In November 2022, 10 months after re-signing with the Broncos, Oloapu requested a release from his contract, citing a number of broken promises by the club. On 9 November 2022, the Broncos released a statement, denying the request and any wrongdoing, stating that Oloapu had since hired a new manager and requested an upgrade to his deal. On 11 November 2022, Oloapu and his manager, former NRL player Matt Adamson, released a statement, with Oloapu stating "I will never play for Brisbane as long as I live." He subsequently stopped attending training with the club. The NRL and RLPA later reviewed the situation at the request of Oloapu and Adamson and found no wrongdoing by the Broncos.

===2023===
On 26 January, the Broncos placed a $500,000 transfer fee on Oloapu. On 27 January, a day later, the Canterbury-Bankstown Bulldogs announced the signing of Oloapu on a four-year contract.

On 1 February, Oloapu was named in Queensland's under-19 emerging Origin squad. In March, he began the season playing for the Bulldogs' New South Wales Cup side.

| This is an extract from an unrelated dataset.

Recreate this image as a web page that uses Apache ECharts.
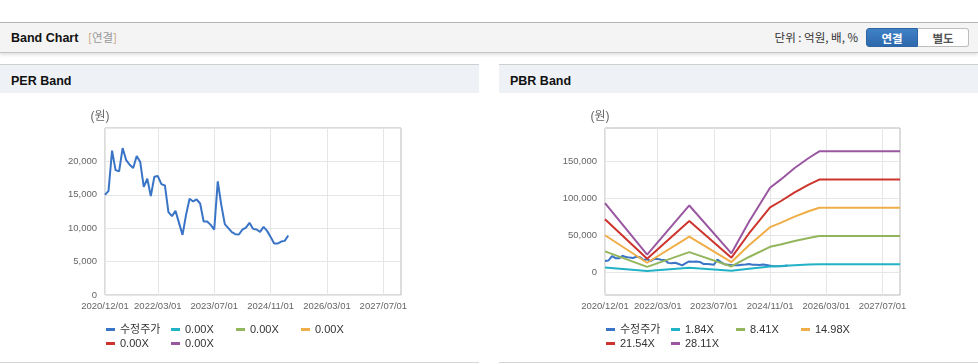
<!DOCTYPE html>
<html><head><meta charset="utf-8">
<script src="https://cdn.jsdelivr.net/npm/echarts@6/dist/echarts.min.js"></script>
<style>
body{margin:0;width:978px;height:364px;position:relative;overflow:hidden;background:#fff;font-family:"Liberation Sans","Noto Sans CJK KR",sans-serif;}
.hdr{position:absolute;left:0;top:22px;width:978px;height:29px;background:#f4f4f4;border-top:1px solid #b4b4b4;border-bottom:1px solid #c4c4c4;box-shadow:0 2px 3px rgba(0,0,0,0.12);}
.ttl{position:absolute;left:11px;top:1px;line-height:29px;font-size:12.5px;font-weight:bold;color:#111;}
.sub{position:absolute;left:88px;top:0;line-height:29px;font-size:11.5px;color:#999;font-family:"Noto Sans CJK KR",sans-serif;}
.sub b{font-weight:normal;color:#c9a27a;}
.unit{position:absolute;right:120px;top:0;line-height:29px;font-size:11.5px;color:#333;font-family:"Noto Sans CJK KR",sans-serif;}
.btn{position:absolute;top:5px;height:19px;line-height:18px;font-size:11.5px;font-weight:bold;text-align:center;box-sizing:border-box;font-family:"Noto Sans CJK KR",sans-serif;}
.b1{left:866px;width:52px;background:linear-gradient(#3f82c6,#2d68ab);color:#fff;border:1px solid #2c64a4;border-radius:3px 0 0 3px;}
.b2{left:918px;width:51px;background:#fff;color:#555;border:1px solid #bdbdbd;border-left:none;border-radius:0 3px 3px 0;}
.ph{position:absolute;top:64px;width:479px;height:28px;background:#eef2f7;border-top:1px solid #cfcfcf;}
.ph span{position:absolute;left:11px;top:2px;line-height:28px;font-size:12.5px;font-weight:bold;color:#111;}
.bl{position:absolute;top:362px;width:479px;height:1px;background:#d6d6d6;}
.cv{position:absolute;top:94px;width:479px;height:268px;}
</style></head>
<body>
<div class="hdr">
  <div class="ttl">Band Chart</div>
  <div class="sub"><b>[</b>연결<b>]</b></div>
  <div class="unit">단위 : 억원, 배, %</div>
  <div class="btn b1">연결</div>
  <div class="btn b2">별도</div>
</div>
<div class="ph" style="left:0"><span>PER Band</span></div>
<div class="ph" style="left:499px"><span>PBR Band</span></div>
<div class="cv" id="per" style="left:0"></div>
<div class="cv" id="pbr" style="left:499px"></div>
<div class="bl" style="left:0"></div>
<div class="bl" style="left:499px"></div>
<script>
// ---------- data ----------
// monthly categories 2020/12/01 .. 2027/12/01
const categories = [];
(function(){ let y = 2020, m = 12; for (let i = 0; i < 85; i++) { categories.push(y + '/' + String(m).padStart(2,'0') + '/01'); m++; if (m > 12) { m = 1; y++; } } })();

const tickLabels = ['2020/12/01','2022/03/01','2023/07/01','2024/11/01','2026/03/01','2027/07/01'];

// adjusted price (수정주가), monthly from 2020/12
const priceValues = [15000,15600,21600,18700,18500,22000,20200,19500,19000,20800,
  19900,16200,17400,14800,17700,17800,16600,16400,12400,11800,
  12600,10800,9000,12000,14400,14000,14300,13700,11000,11000,
  10500,9800,17000,13500,10600,10000,9400,9100,9050,9800,
  10100,10800,9900,9800,9450,10200,9600,8700,7700,7700,
  8000,8100,8900];

const perBandLabels = ['0.00X','0.00X','0.00X','0.00X','0.00X'];
const pbrBandLabels = ['1.84X','8.41X','14.98X','21.54X','28.11X'];

// PBR band values at their change points
const pbrBandMonths = ['2020/12/01','2021/12/01','2022/12/01','2023/12/01','2024/05/01','2024/11/01','2025/02/01','2025/06/01','2025/10/01','2026/01/01','2027/12/01'];
const pbrBand184  = [6100, 1550, 5890, 1660, 4450, 7450, 8170, 9200, 10080, 10670, 10670];
const pbrBand841  = [27890, 7060, 26910, 7570, 20350, 34060, 37340, 42050, 46090, 48780, 48780];
const pbrBand1498 = [49670, 12580, 47940, 13480, 36250, 60670, 66510, 74900, 82090, 86880, 86880];
const pbrBand2154 = [71430, 18090, 68930, 19390, 52130, 87240, 95640, 107700, 118040, 124930, 124930];
const pbrBand2811 = [93210, 23610, 89950, 25300, 68030, 113850, 124810, 140550, 154040, 163040, 163040];

const colors = ['#3a74c6','#22b2c6','#93b65c','#f0ae48','#cd342d','#9a57a1'];

// ---------- charts ----------
const FONT = '"Liberation Sans","Noto Sans CJK KR",sans-serif';
function showTick(i, v){ return tickLabels.indexOf(categories[i]) >= 0; }

function baseOption(yAxis, series, legendNames){
  return {
    animation: false,
    textStyle: {fontFamily: FONT},
    grid: {left: 105, right: 78, top: 34, bottom: 67, show: true, borderColor: '#b8b8b8', borderWidth: 1, backgroundColor: 'transparent'},
    legend: {
      left: 106, top: 230, width: 262, padding: 0, itemWidth: 9, itemHeight: 3, itemGap: 3, icon: 'rect',
      textStyle: {fontSize: 11, color: '#333', width: 48, lineHeight: 11, fontFamily: FONT},
      formatter: n => legendNames[n] || n,
      data: Object.keys(legendNames)
    },
    xAxis: {
      type: 'category', data: categories, boundaryGap: false,
      axisLine: {show: false}, axisTick: {show: false},
      axisLabel: {interval: showTick, fontSize: 9.5, color: '#666', margin: 7, fontFamily: FONT},
      splitLine: {show: true, interval: showTick, lineStyle: {color: '#e6e6e6'}}
    },
    yAxis: yAxis,
    series: series
  };
}

function lineSeries(name, data, color){
  return {name: name, type: 'line', data: data, showSymbol: false, symbol: 'none', connectNulls: true,
    lineStyle: {width: 2, color: color}, itemStyle: {color: color}, z: 2};
}
function pairs(months, vals){ return months.map((m, i) => [m, vals[i]]); }

// PER
const perNames = {'price': '수정주가'};
perBandLabels.forEach((l, i) => perNames['per' + i] = l);
const perSeries = [lineSeries('price', priceValues, colors[0])];
perBandLabels.forEach((l, i) => perSeries.push(lineSeries('per' + i, [], colors[i + 1])));
const perY = {
  type: 'value', min: 0, max: 25000, interval: 5000,
  name: '(원)', nameLocation: 'end', nameGap: 5,
  nameTextStyle: {fontSize: 12, color: '#666', padding: [0, 10, 0, 0], fontFamily: FONT},
  axisLine: {show: false}, axisTick: {show: false},
  axisLabel: {showMaxLabel: false, fontSize: 9.5, color: '#666', margin: 8, fontFamily: FONT},
  splitLine: {lineStyle: {color: '#e6e6e6'}}
};
echarts.init(document.getElementById('per')).setOption(baseOption(perY, perSeries, perNames));

// PBR
const pbrNames = {'price': '수정주가'};
pbrBandLabels.forEach((l, i) => pbrNames['pbr' + i] = l);
const pbrBandValues = [pbrBand184, pbrBand841, pbrBand1498, pbrBand2154, pbrBand2811];
const pbrSeries = [lineSeries('price', priceValues, colors[0])];
pbrBandValues.forEach((vals, i) => pbrSeries.push(lineSeries('pbr' + i, pairs(pbrBandMonths, vals), colors[i + 1])));
const pbrTicks = [0, 50000, 100000, 150000];
const pbrY = {
  type: 'value', min: -31000, max: 194600,
  name: '(원)', nameLocation: 'end', nameGap: 5,
  nameTextStyle: {fontSize: 12, color: '#666', padding: [0, 10, 0, 0], fontFamily: FONT},
  axisLine: {show: false}, axisTick: {show: false, customValues: pbrTicks},
  axisLabel: {customValues: pbrTicks, fontSize: 9.5, color: '#666', margin: 8, fontFamily: FONT},
  splitLine: {lineStyle: {color: '#e6e6e6'}}
};
const pbrOpt = baseOption(pbrY, pbrSeries, pbrNames);
pbrOpt.grid.left = 106;
pbrOpt.legend.left = 107;
echarts.init(document.getElementById('pbr')).setOption(pbrOpt);
</script>
</body></html>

In round 9 of the 2023 NRL season, Oloapu made his first-grade debut for Canterbury, coming off the interchange bench in their 18–16 win over the St. George Illawarra Dragons at WIN Stadium.

=== 2024 ===
Oloapu would not play in the 2024 NRL season, after he underwent surgery for a bulging disc in his neck. In March 2024, the Bulldogs requested salary cap relief due to his injury.

=== 2025 ===
On 25 February, the Bulldogs announced a mutual agreement that they had released Oloapu from his playing contract effective immediately.